YOULBURY Activity Centre is celebrating 100 years’ service to the Scout movement.
The wooded area at Boars Hill, near Oxford, where the centre is based, was first used as a meeting place and camping field in 1913 by Scouts from nearby Wootton.
They had asked the site owner, Sir Arthur Evans, if they could camp on his land.
He not only said yes, but told them he would build a log cabin for their use.
Robert Baden Powell, who had founded the Scouts in 1908, heard about the arrangement and told Sir Arthur he would like a base to train leaders there. Sir Arthur offered to build it for him.
When Sir Arthur died in 1941, the same year as Baden Powell, he had already given permission for the Scout Association to continue its activities at Youlbury.
The whole site was put up for sale, but Sir Arthur had stipulated that the Scouts should have first refusal. The association snapped up the whole site for £3,800.
During the Second World War, part of the site was requisitioned by the RAF as a radar station.
The radar tower remained after the war and the Scouts converted it into a climbing tower.
The wooden hut occupied by the Wootton troop was demolished in the early 1980s, but the hut used to train leaders still survives.

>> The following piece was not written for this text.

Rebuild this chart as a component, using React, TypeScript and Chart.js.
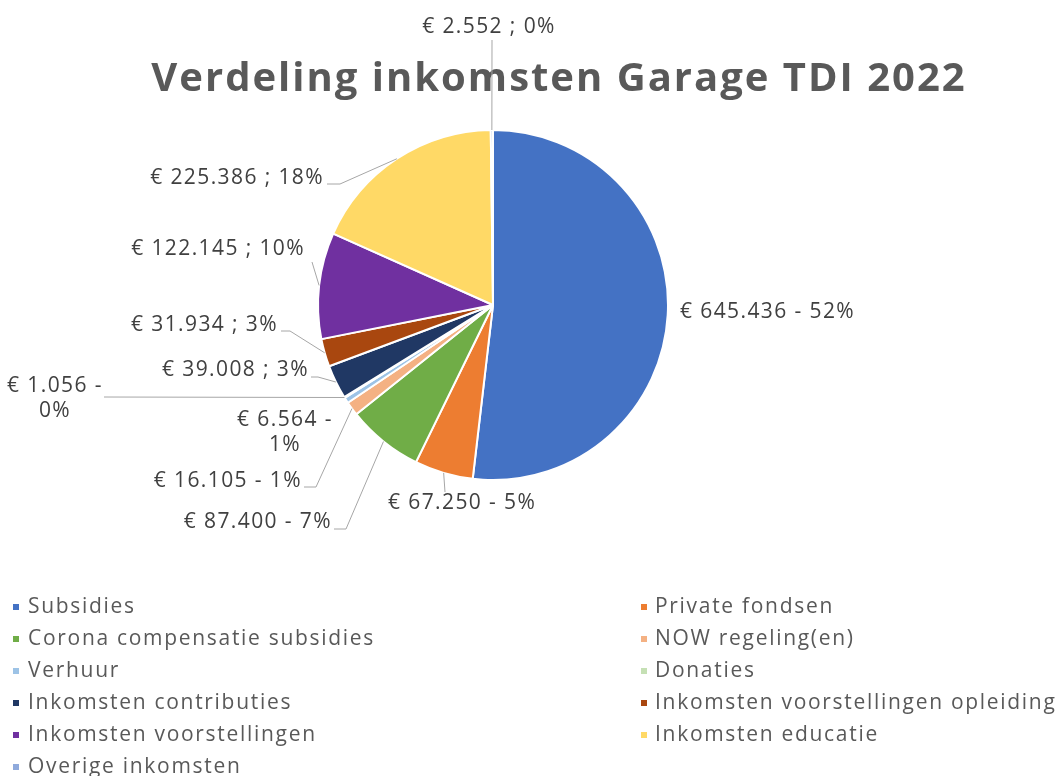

Thousands of Scouts from all over the world have taken part in activities at Youlbury, including swimming, archery, shooting, climbing, orienteering, go-karting and, of course, camping.
The site is run by a warden, Neil Addington, and a team of volunteers.
Youlbury is now undergoing an extensive improvement programme with new buildings, the first of which was opened on Saturday at an event marking the 100th anniversary.
The museum of Scout memorabilia, run by Peter Slatter and formerly by the late John Kirby, which has been on the site for many years, will close for a while, but the Scout Association has promised to provide a new building for it as part of the reorganisation.